Writing in Parliament’s House Magazine on March 3, Alistair Lexden touched both light-heartedly and more seriously on some of his activities in the Lords at an important moment in his history as it debated the government’s European Union (Notification of Withdrawal) Bill.
You can read the full article below or download it at the bottom of the page.
Lord Lexden is surprised by the origins of an old Tory motto – and finds in it a pertinent reminder for ministers to make good their pledges on the rights of EU citizens
Listening to well-judged speeches by Natalie Evans and George Bridges at the start and conclusion of the Second Reading debate on the EU Notification of Withdrawal Bill last week, I reflected on the useful contribution to political life made by the Conservative Research Department established nearly 90 years ago in Stanley Baldwin’s time. George passed through it in the early 1990s preceded by Jonathan Hill amongst others; Natalie followed some ten years later.
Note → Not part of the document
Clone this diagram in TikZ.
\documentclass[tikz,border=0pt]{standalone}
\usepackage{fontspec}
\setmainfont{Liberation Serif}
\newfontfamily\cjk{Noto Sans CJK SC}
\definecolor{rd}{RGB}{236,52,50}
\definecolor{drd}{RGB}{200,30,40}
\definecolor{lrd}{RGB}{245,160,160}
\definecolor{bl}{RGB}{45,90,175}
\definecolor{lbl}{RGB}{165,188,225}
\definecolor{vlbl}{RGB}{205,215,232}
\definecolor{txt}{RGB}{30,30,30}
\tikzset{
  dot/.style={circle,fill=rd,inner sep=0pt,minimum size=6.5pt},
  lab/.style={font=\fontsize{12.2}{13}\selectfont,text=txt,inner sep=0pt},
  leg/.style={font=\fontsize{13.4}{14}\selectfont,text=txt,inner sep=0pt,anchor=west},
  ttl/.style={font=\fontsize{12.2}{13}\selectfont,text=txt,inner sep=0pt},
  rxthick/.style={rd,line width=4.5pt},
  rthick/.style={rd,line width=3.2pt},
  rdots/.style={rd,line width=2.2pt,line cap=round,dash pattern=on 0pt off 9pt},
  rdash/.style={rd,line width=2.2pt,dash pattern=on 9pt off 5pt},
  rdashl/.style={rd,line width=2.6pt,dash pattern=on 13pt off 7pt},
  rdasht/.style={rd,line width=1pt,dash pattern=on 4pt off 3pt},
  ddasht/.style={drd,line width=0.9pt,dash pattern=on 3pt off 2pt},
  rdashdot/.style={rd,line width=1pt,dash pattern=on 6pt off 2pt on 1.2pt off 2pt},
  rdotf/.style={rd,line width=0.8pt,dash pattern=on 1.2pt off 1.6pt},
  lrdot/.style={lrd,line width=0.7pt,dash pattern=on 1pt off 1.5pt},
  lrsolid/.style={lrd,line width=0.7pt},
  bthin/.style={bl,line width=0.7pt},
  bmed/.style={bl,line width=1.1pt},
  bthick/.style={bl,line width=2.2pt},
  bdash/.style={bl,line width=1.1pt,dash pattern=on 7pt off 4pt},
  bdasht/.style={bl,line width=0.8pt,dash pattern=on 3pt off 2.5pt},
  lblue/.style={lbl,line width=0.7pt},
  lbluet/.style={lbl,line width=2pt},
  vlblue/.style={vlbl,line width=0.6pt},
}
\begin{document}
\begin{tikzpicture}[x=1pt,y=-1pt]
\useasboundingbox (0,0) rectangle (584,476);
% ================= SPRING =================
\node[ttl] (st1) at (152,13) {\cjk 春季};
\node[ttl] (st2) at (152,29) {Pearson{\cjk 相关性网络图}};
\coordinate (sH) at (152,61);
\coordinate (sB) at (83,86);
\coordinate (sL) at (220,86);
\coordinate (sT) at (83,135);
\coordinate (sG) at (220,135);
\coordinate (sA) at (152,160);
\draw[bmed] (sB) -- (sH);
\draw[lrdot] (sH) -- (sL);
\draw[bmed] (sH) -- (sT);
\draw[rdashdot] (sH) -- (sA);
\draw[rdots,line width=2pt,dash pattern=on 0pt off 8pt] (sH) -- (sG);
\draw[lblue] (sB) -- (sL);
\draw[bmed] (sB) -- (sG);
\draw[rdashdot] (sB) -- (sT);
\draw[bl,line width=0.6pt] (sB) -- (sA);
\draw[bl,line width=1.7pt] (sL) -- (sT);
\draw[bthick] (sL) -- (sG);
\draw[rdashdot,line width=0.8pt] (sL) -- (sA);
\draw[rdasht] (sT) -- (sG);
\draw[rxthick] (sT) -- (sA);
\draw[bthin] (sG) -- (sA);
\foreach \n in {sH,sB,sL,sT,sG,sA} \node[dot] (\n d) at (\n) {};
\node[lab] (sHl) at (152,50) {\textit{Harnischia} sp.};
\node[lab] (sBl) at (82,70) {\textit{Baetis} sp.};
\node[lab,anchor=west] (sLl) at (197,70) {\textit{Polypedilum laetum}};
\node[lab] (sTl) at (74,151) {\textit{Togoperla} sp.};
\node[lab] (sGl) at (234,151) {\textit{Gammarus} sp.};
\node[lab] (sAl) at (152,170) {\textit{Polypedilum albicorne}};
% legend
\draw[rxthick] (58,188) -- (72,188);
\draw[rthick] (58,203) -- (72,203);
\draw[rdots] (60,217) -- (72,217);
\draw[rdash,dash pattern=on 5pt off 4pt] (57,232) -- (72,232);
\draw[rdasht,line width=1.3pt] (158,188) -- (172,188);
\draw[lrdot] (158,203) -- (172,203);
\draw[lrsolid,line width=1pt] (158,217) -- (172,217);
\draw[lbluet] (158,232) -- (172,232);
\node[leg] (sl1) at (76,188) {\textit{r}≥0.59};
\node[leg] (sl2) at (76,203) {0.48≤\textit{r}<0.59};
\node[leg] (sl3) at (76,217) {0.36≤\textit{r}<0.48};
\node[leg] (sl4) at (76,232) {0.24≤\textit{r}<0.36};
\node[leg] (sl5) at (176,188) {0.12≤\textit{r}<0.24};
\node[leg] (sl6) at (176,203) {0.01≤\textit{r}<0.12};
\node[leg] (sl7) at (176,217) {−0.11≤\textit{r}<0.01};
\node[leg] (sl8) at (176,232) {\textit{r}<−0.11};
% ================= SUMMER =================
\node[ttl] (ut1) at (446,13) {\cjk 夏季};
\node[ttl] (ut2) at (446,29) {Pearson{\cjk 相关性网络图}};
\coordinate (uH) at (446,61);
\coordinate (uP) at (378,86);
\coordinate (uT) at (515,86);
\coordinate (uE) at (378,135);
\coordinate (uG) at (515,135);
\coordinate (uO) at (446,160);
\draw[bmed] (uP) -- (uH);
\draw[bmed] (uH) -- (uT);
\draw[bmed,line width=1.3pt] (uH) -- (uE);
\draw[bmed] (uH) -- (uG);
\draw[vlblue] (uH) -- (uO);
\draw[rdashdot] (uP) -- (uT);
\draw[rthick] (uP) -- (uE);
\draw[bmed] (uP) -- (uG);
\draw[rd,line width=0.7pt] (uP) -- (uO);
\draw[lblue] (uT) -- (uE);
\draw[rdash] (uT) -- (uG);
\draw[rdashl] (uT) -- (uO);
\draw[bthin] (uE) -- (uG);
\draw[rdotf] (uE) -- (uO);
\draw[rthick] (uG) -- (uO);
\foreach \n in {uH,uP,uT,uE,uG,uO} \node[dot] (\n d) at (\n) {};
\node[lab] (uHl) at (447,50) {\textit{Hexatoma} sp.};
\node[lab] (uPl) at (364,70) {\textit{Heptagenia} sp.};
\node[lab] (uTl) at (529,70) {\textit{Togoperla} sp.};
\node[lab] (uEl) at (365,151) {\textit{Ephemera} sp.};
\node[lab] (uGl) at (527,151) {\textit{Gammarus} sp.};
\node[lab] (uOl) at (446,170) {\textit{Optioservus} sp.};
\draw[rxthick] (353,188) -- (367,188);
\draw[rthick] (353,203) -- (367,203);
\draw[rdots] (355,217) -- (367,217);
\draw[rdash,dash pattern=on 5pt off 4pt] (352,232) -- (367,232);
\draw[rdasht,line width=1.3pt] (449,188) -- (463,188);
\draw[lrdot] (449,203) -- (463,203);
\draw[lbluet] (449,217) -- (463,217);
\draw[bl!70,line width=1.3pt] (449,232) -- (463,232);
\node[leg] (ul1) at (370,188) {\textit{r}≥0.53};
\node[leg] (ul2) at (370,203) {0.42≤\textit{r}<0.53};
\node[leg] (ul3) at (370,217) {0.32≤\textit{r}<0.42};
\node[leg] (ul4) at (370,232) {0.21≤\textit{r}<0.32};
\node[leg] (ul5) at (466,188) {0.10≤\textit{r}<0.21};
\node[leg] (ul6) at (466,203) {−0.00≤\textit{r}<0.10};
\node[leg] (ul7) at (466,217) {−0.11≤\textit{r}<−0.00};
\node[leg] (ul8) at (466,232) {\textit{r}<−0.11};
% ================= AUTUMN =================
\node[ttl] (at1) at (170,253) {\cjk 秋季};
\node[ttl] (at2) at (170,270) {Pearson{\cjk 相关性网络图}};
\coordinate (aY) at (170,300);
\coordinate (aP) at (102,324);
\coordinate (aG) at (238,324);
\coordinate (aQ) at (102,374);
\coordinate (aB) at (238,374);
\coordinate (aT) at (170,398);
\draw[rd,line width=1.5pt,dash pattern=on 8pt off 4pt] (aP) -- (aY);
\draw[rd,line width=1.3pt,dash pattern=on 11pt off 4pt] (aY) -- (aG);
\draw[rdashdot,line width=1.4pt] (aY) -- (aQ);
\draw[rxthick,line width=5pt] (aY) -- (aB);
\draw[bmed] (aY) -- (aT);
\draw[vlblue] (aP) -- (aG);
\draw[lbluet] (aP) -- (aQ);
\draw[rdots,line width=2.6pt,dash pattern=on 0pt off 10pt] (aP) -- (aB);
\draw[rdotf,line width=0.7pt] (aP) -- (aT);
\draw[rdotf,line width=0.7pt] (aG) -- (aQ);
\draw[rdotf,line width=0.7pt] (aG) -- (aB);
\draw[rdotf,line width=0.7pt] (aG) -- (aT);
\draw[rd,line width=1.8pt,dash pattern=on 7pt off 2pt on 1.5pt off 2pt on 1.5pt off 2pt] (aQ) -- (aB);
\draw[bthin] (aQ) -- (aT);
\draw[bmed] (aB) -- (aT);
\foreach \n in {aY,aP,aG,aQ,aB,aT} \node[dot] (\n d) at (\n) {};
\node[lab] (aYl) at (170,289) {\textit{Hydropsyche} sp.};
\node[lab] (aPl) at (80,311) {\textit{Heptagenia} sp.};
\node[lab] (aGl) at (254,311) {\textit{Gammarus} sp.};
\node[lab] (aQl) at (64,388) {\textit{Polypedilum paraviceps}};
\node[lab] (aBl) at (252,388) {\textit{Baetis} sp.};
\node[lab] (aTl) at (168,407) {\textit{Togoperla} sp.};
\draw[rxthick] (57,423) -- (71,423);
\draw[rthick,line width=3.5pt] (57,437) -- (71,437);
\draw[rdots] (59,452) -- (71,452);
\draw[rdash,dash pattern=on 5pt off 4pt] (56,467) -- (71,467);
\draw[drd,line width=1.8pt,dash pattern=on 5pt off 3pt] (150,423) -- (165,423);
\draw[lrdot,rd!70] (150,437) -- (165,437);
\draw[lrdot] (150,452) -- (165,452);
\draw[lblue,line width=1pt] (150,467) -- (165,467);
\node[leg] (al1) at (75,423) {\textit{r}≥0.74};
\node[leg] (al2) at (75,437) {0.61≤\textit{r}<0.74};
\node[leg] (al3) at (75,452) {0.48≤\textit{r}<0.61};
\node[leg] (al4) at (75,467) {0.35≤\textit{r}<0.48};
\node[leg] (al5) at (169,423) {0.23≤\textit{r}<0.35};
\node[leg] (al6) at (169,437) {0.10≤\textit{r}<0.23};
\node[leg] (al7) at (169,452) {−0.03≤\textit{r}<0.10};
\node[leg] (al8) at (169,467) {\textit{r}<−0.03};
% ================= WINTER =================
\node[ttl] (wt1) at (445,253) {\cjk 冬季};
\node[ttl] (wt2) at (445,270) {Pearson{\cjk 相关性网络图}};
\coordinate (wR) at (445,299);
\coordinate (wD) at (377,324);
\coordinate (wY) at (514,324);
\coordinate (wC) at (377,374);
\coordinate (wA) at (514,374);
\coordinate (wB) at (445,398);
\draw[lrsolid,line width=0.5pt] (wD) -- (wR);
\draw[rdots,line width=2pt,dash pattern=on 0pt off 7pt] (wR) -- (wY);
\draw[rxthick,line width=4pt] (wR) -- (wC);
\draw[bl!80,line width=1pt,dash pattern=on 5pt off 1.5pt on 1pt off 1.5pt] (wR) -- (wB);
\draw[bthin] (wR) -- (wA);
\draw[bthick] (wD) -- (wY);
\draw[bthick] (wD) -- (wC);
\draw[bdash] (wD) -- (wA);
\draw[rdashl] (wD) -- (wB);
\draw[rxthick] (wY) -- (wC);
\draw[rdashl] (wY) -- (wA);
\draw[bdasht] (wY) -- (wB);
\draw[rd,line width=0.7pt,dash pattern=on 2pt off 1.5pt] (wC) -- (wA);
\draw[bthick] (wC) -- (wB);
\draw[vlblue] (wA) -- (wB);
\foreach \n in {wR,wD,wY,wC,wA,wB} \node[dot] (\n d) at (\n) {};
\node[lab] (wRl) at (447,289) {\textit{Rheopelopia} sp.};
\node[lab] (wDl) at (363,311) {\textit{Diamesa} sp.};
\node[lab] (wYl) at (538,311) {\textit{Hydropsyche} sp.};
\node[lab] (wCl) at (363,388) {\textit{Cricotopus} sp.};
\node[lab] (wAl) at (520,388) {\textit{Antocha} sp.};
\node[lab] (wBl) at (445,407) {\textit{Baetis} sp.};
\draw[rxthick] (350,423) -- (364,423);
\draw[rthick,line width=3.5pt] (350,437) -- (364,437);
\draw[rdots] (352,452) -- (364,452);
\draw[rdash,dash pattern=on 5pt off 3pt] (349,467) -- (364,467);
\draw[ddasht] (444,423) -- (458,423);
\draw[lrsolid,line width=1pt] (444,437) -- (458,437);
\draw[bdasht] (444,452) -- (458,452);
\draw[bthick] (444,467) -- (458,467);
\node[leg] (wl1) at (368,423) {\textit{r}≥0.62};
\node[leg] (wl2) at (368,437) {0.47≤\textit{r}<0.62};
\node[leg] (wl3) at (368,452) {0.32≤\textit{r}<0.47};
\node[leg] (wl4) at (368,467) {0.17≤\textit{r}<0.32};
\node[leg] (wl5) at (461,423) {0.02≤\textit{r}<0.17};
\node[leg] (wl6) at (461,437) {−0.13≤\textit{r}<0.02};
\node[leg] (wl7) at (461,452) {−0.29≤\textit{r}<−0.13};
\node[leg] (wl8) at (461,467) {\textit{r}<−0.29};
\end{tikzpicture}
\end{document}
There are now 19 of us in the Lords. We are no tight-knit political mafia, dedicated to a common agenda. Our paths are diverse, leading sometimes to unexpected destinations. Alan Howarth, a former director of the department, delivered another of his powerful speeches on why we should get out of the EU from the Labour benches last week.
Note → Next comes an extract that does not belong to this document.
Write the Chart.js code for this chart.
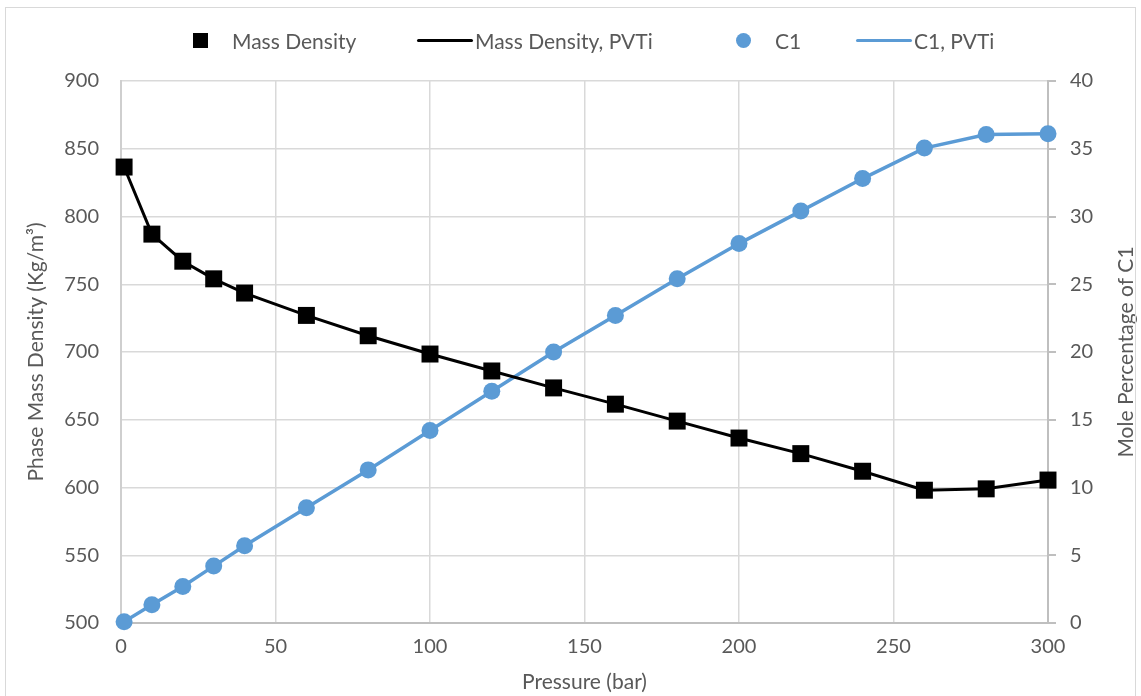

My own (so far small) contribution to our Article 50 discussions has not been distinguished. At the end of his Second Reading speech, Dick Newby rallied the Lib Dems with the famous phrase “Trust the People”, attributing it to Gladstone. I sent him a note, claiming it for Lord Randolph Churchill as Tories have always done since 1884 when Sir Winston’s adored father included it in a speech in Birmingham.
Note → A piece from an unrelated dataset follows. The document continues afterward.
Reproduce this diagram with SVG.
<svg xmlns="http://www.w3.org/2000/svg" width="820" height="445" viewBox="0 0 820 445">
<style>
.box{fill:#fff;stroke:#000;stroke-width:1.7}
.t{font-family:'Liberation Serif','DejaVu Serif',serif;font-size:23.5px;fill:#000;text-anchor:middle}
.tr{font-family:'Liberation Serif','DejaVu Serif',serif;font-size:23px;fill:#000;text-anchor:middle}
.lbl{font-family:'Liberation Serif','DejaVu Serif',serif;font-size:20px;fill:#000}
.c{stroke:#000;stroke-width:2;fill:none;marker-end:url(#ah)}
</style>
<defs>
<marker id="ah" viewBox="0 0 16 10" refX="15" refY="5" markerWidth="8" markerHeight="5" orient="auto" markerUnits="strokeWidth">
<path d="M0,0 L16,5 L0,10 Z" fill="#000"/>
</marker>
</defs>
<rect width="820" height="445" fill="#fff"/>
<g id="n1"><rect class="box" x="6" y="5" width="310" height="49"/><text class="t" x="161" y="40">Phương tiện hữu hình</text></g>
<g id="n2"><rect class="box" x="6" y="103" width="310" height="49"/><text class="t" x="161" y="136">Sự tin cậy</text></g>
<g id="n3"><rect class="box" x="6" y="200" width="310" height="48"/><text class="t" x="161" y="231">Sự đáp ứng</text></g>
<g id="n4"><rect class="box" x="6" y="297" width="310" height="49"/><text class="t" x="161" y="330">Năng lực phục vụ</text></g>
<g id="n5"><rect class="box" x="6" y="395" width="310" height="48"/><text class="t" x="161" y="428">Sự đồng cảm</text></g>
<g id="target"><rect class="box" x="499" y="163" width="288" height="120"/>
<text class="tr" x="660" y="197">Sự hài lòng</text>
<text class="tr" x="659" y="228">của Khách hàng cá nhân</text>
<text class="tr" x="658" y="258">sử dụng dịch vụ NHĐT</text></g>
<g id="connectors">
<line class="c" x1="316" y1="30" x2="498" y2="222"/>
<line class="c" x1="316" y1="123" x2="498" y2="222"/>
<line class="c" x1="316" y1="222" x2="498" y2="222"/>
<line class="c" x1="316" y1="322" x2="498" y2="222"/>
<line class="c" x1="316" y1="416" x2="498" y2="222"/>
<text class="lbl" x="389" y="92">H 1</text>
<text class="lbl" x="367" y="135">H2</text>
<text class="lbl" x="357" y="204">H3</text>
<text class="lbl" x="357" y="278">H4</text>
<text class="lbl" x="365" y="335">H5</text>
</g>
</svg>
In a charming reply Dick sent me a quotation from Gladstone in 1878 which did not quite fit the bill. However, I found he was absolutely right when I looked up the Churchill oration delivered during the Gladstone’s second ministry. Churchill referred to “a sentence which fell from the prime minister, when, leaning over the table [in the Commons] and addressing directly the Tory party, he said to them, ‘Trust the people’. I have long tried to make that my motto”. In that way the phrase passed into the Tory vocabulary.
I get a weekly reminder of the need for the most careful attention to detail every Wednesday at meetings of the Joint Committee on Statutory Instruments. Our cross-party Lords group is assiduous in scrutinising the drafts of such measures as the Contracts for Difference (Standard Terms) (Amendment) Regulations 2017. The phalanx of omniscient lawyers who advise us send firmly worded memoranda to government departments pointing out the flaws in their drafting, and check carefully to ensure that powers given under primary legislation are not misused. The House as a whole might find it useful to hear about our labours, and so we propose for the first time to produce an annual report, along with a request for a debate.
I devoted much of the weekend to reading recent scholarly work on Baldwin. I am giving a lecture on him which will be broadcast on the BBC Parliament Channel in April. He was far from thrilled to come to the Lords in 1937 at the end of a remarkably successful 14-year period as Tory leader, noting wryly that “there is perhaps a certain retributive justice in it as I have sent so many others there hoping never to see their faces again”.
On Monday I prepared some brief remarks for our first committee day on the Article 50 Bill, concentrating mainly on future border arrangements between Northern Ireland and its southern neighbour. It seemed to me that detailed discussion would be much more appropriate when we come to scrutinise the results of the government’s negotiations in due course. But the House was in no mood for brevity. A most impressive speech by Peter Hain was the prelude to a two-hour debate on Irish issues. My points were made – more than once – by others. The speech went undelivered.
On Wednesday morning I turned to material sent to me by expatriate friends in a newly formed group campaigning to safeguard the rights of British citizens in the EU and of EU citizens in Britain. There will be strong support for an amendment to the Bill in their interests. But I remain unconvinced that the Lords should try to place binding instructions on the government. Ministers have given firm pledges. They know they have to redeem them in the long Brexit negotiations that are to come if they are to win the approval of Parliament and the trust of the people.